The Brooklyn Nets’ shooters are the most talented but ineffective group in the NBA. Joe Harris, Seth Curry, and Patty Mills could all drain a shot from Flatbush Avenue. Harris is sixth all-time in three-point field goal percentage. Curry is third. Ever. Harris and Curry are third and first among all active players, respectively. But they are specialists, not complete players. Harris, Curry, and Mills are all short for NBA standards and more agile than strong. They have abysmal defensive metrics by virtually any measuring tool. 

Then there is Ben Simmons. The Gods gave Simmons a 6’10 frame coupled with top-tier speed and strength. When he was a 76er he could defend anybody in the gym, and do it very well. He was a Defensive Player of the Year runner-up for 2020-21 and selected to two All-Defensive First Teams in Philadelphia.

The problem is that he can’t, or won’t, shoot the basketball. Simmons won’t even attempt a shot outside of around eight feet and appears frightened to drive to the basket in case he is fouled and must shoot free throws. The same is true of their young center, Nic Claxton: a good rim protector who doesn’t shoot threes. 

Major League Baseball teams can stick a poor defender at Designated Hitter or hide a substandard hitter in the 9-hole and the unit won’t drastically suffer from it. In the NBA, you are a liability for your team if you can’t operate on one end of the floor.

Offenses in the half-court will use the pick-and-roll to force the defense to switch which defender guards which of their scorers. A team can essentially choose the worst defender on the opposing team and attack them specifically, sometimes with their best threat. Patty Mills, for example, has earned little playing time this season because Brooklyn’s opponent can often force him to guard a taller and stronger player and create easy scoring opportunities for themselves. When 6′ 1” Mills was switched onto 6′ 7” Luka Doncic last month, if he looked hard enough, he could see Luka’s eyes widen before he even began to dribble.

A player who is a threat to shoot can position himself behind the three-point arc and his defender must stay near him due to the threat of a catch-and-shoot three. But Ben Simmons can’t shoot. Neither can Claxton. Their defenders can thus wander away from them whenever they don’t have the ball or are directly under the basket. That defender can disrupt passing lanes, mid-range shots, and cuts. Likewise, Simmons or Claxton’s presence adjacent the basket serves to crowd the paint with too many players. This means anyone driving to the basket can’t find a direct lane and must overcome multiple opponents.

Harris, Curry, and Mills are not just subpar individual defenders. They cripple the entire unit’s ability to play consistent defense. Simmons isn’t just a weird offensive fit. He undermines the ability of each of his teammates to generate chances to score. The Nets will always have one player on the court who is excellent on one side but incapable on the other side.

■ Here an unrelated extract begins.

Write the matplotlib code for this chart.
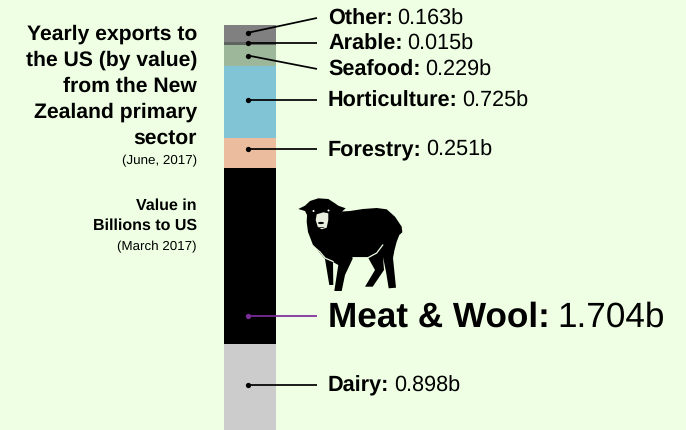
import matplotlib
matplotlib.use("Agg")
import matplotlib.pyplot as plt
from matplotlib.patches import Polygon, Ellipse

plt.rcParams['font.family'] = ['Liberation Sans', 'DejaVu Sans']
plt.rcParams['text.hinting'] = 'no_hinting'
plt.rcParams['text.hinting_factor'] = 8

categories = ["Other", "Arable", "Seafood", "Horticulture", "Forestry", "Meat & Wool", "Dairy"]
value_labels = ["0.163b", "0.015b", "0.229b", "0.725b", "0.251b", "1.704b", "0.898b"]
# segment heights as drawn in the picture (billions, scale about 103 px per billion)
bar_heights = [0.165, 0.03, 0.205, 0.695, 0.29, 1.704, 0.898]
colors = ["#808080", "#5f6360", "#9db79b", "#80c4d6", "#ecbc9e", "#000000", "#cccccc"]
dot_colors = ["black"] * 5 + ["#7b2d9b", "black"]
line_colors = ["black"] * 5 + ["#7b2d9b", "black"]
# connector positions in billions below the top of the bar
label_pos = [-0.068, 0.177, 0.425, 0.725, 1.20, 2.815, 3.48]
dot_pos = [0.075, 0.177, 0.295, 0.725, 1.20, 2.815, 3.48]
label_sizes = [15.6, 15.6, 15.6, 15.6, 15.6, 25.3, 15.6]

BG = "#eeffe4"
W, H = 686, 430
SCALE = 103.4
TOP = 25

fig = plt.figure(figsize=(W / 100, H / 100), dpi=100, facecolor=BG)
ax = fig.add_axes([0, 0, 1, 1])
ax.set_xlim(0, W)
ax.set_ylim((H - TOP) / SCALE, -TOP / SCALE)
ax.axis("off")

BAR_L, BAR_W, MID, LINE_END, TEXT_X = 224, 52, 248, 317, 328

bottom = 0
for h, c in zip(bar_heights, colors):
    ax.bar(BAR_L, h, width=BAR_W, bottom=bottom, color=c, align="edge", linewidth=0)
    bottom += h

for name, val, lp, dp, lc, dc, fs in zip(categories, value_labels, label_pos, dot_pos,
                                         line_colors, dot_colors, label_sizes):
    ax.plot([MID, LINE_END], [dp, lp], color=lc, lw=1.25, solid_capstyle="butt")
    ax.plot([MID], [dp], "o", color=dc, ms=3.8, mew=0)
    base = lp + (fs * 0.42) / SCALE
    t = ax.text(TEXT_X, base, name + ":", fontsize=fs, fontweight="bold", va="baseline", ha="left", color="black")
    fig.canvas.draw()
    bb = t.get_window_extent()
    ax.text(bb.x1 + fs * 0.3, base, val, fontsize=fs, va="baseline", ha="left", color="black")

# left titles (baselines in pixels)
right = 197
title_lines = ["Yearly exports to", "the US (by value)", "from the New", "Zealand primary", "sector"]
title_ys = [40, 66, 92, 118, 144]
for s, y in zip(title_lines, title_ys):
    ax.text(right, (y - TOP) / SCALE, s, fontsize=15.2, fontweight="bold", ha="right", va="baseline")
ax.text(right, (164 - TOP) / SCALE, "(June, 2017)", fontsize=9.6, ha="right", va="baseline")
ax.text(right, (210 - TOP) / SCALE, "Value in", fontsize=11.5, fontweight="bold", ha="right", va="baseline")
ax.text(right, (230 - TOP) / SCALE, "Billions to US", fontsize=11.5, fontweight="bold", ha="right", va="baseline")
ax.text(right, (250 - TOP) / SCALE, "(March 2017)", fontsize=9.6, ha="right", va="baseline")

# sheep icon in a pixel-coordinate overlay
ov = fig.add_axes([0, 0, 1, 1], facecolor="none")
ov.set_xlim(0, W)
ov.set_ylim(H, 0)
ov.axis("off")

sheep = [(298.3, 209), (305, 205.7), (310, 201), (318.3, 198.3), (328.3, 199), (335, 203.3), (338.3, 205.7),
         (345.7, 208.3), (342, 211.5), (350, 211), (363, 209), (376.7, 208), (386.7, 209.3), (395, 216.7),
         (401.7, 226.7), (402.3, 232.3), (399.3, 235), (396.7, 241.7), (394.5, 250), (393, 258), (396, 287.7),
         (388.7, 288.3), (386, 271.7), (383, 257), (384, 270), (372.7, 286.7), (365, 286.7), (375, 270),
         (368.3, 258), (353, 258), (345, 275), (341.7, 291), (334.3, 291), (338.3, 265), (333, 262),
         (333.3, 285), (329.3, 285), (325, 259), (313, 245), (308, 232), (306.7, 222), (307, 215), (305, 211)]
ov.add_patch(Polygon(sheep, closed=True, fc="black", ec="none"))
gaps = [[(313, 246), (320, 252), (325, 258), (333, 261.5)],
        [(353, 257.7), (368, 257.7), (376.7, 253), (382.7, 245)]]
for g in gaps:
    ov.plot(*zip(*g), color=BG, lw=0.9)
face = [(316.7, 214.3), (323.3, 212.3), (328.3, 213.3), (328.3, 220), (326.7, 227.7), (321.7, 229.3),
        (317.7, 226.7), (315.7, 220)]
ov.add_patch(Polygon(face, closed=True, fc="#e8efdf", ec="none"))
ov.add_patch(Ellipse((321, 223), 6, 2.2, fc="black", ec="none"))
ov.add_patch(Ellipse((321.5, 227.5), 6, 0.8, fc="black", ec="none"))
for p in [(313.5, 211), (328.5, 210.5)]:
    ov.add_patch(Ellipse(p, 2, 2, fc="white", ec="none"))

fig.savefig("out.png", dpi=100, facecolor=BG)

Royce O’Neal is the Nets’ only true 3-and-D wing, granted he’s below the league’s best on both sides. He was traded to Brooklyn this summer to mitigate this exact problem and has currently played more minutes than anybody besides Kevin Durant. Though Simmons could be the game’s best defender, and Harris is an all-time three-point marksman, O’Neal plays because he is not a liability on either side of the floor.

How do they fix this? 

It’d help if Ben Simmons would learn to shoot the basketball. Or if Seth Curry could grow seven inches and put on fifty pounds and be able to guard Jayson Tatum. Moving away from a switch-heavy defense might help avoid nightmare matchups for the Nets’ smaller guards. The development of Nic Claxton into both a rim-protect and viable post threat would do wonders, as well.

Teams can win championships with uncooperative and immature stars. Both Durant and Irving have done it. In Brooklyn, the duo has been brilliant, if not highly unreliable. Durant and Irving will make the headlines but they are not the problem with this roster. The Nets lack something that all winning basketball teams possess: players who can both shoot and guard. Brooklyn cannot become a competitive unit with one-way players who destroy them on one the other side of the court. This is the existential problem behind Durant, Irving, and the entire circus in Brooklyn.